WHAT NEEDS TO BE DONE
Repeat only the lines running from the beginning of the material through the line that contains "2258, 2430, 2590];".

AVAILABLE DATA
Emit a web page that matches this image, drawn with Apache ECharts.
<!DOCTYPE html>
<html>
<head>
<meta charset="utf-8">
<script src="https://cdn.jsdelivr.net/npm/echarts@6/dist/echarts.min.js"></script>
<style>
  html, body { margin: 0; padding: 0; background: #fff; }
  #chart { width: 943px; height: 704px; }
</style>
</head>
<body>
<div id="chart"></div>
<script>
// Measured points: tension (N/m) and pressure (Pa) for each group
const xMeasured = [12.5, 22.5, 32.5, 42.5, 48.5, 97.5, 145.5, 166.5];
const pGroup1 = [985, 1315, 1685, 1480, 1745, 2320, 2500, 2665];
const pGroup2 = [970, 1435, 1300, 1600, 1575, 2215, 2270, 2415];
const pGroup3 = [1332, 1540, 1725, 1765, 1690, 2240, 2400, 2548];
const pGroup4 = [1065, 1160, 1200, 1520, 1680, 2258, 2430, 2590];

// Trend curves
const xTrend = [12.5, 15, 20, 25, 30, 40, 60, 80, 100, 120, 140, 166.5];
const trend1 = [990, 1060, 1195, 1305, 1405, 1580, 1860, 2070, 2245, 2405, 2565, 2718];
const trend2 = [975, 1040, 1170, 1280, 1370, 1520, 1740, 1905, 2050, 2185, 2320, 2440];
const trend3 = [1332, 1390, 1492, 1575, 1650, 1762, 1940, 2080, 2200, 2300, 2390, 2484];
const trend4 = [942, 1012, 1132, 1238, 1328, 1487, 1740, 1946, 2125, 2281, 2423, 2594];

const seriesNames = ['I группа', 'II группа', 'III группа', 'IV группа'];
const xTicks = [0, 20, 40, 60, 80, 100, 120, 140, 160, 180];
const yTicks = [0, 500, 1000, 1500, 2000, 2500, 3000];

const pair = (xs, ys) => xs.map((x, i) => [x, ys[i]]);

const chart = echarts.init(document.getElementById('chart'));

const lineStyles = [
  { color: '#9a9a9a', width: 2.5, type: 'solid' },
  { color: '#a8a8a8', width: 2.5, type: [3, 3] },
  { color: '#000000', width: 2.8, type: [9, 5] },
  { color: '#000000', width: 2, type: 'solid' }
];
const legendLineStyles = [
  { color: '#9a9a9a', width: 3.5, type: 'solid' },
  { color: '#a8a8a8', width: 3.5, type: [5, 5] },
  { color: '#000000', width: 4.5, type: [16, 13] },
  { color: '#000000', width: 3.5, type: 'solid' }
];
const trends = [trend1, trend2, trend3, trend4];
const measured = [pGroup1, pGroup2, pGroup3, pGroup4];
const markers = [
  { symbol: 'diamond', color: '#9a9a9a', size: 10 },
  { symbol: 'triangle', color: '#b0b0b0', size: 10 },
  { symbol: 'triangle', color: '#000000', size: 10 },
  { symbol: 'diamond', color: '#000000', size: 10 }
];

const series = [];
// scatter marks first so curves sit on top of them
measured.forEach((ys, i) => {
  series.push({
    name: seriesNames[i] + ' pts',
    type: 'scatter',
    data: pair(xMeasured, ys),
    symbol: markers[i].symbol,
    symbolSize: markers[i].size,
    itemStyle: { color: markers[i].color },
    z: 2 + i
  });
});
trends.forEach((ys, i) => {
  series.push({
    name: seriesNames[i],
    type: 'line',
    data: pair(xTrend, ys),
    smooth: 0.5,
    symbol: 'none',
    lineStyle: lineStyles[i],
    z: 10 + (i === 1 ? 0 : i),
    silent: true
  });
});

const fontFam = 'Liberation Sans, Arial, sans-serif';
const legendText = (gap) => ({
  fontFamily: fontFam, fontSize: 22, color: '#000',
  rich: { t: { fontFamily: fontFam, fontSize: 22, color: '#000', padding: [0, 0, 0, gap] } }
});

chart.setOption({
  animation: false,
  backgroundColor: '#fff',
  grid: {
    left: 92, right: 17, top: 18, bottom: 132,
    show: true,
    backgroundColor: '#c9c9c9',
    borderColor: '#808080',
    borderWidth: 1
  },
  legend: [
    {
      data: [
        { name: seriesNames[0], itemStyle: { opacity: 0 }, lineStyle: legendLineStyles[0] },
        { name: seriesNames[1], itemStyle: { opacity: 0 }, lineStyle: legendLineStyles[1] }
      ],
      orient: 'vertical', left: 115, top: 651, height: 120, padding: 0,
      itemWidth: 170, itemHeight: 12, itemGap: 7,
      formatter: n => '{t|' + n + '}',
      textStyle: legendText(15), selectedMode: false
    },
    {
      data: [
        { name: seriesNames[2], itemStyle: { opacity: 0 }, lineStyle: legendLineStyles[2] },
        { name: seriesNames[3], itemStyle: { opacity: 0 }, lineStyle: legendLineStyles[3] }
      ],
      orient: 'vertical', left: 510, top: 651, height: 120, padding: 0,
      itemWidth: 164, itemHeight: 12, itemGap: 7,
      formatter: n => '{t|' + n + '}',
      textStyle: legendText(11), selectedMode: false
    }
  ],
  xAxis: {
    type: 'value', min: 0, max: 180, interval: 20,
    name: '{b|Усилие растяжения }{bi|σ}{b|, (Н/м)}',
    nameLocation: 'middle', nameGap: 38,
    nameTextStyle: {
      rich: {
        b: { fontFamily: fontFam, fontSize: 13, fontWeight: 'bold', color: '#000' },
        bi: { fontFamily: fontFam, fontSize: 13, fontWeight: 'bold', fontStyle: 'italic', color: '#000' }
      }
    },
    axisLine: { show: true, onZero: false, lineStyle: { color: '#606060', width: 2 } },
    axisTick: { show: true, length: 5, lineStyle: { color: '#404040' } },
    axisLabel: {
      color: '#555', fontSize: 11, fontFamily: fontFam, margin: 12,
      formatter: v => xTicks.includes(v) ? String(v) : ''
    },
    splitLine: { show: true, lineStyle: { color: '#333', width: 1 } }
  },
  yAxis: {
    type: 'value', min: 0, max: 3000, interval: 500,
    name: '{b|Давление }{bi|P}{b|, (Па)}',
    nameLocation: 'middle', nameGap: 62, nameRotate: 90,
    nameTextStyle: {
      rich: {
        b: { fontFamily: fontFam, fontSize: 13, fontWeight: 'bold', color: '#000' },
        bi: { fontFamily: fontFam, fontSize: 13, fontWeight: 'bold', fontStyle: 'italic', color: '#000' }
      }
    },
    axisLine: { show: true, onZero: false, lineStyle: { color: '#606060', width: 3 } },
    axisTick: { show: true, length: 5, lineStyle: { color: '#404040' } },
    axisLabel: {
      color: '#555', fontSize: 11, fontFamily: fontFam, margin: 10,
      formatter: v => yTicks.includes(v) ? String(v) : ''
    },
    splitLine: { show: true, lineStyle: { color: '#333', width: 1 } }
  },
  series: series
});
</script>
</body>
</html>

SOLUTION TO THE EXERCISE
Emit a web page that matches this image, drawn with Apache ECharts.
<!DOCTYPE html>
<html>
<head>
<meta charset="utf-8">
<script src="https://cdn.jsdelivr.net/npm/echarts@6/dist/echarts.min.js"></script>
<style>
  html, body { margin: 0; padding: 0; background: #fff; }
  #chart { width: 943px; height: 704px; }
</style>
</head>
<body>
<div id="chart"></div>
<script>
// Measured points: tension (N/m) and pressure (Pa) for each group
const xMeasured = [12.5, 22.5, 32.5, 42.5, 48.5, 97.5, 145.5, 166.5];
const pGroup1 = [985, 1315, 1685, 1480, 1745, 2320, 2500, 2665];
const pGroup2 = [970, 1435, 1300, 1600, 1575, 2215, 2270, 2415];
const pGroup3 = [1332, 1540, 1725, 1765, 1690, 2240, 2400, 2548];
const pGroup4 = [1065, 1160, 1200, 1520, 1680, 2258, 2430, 2590];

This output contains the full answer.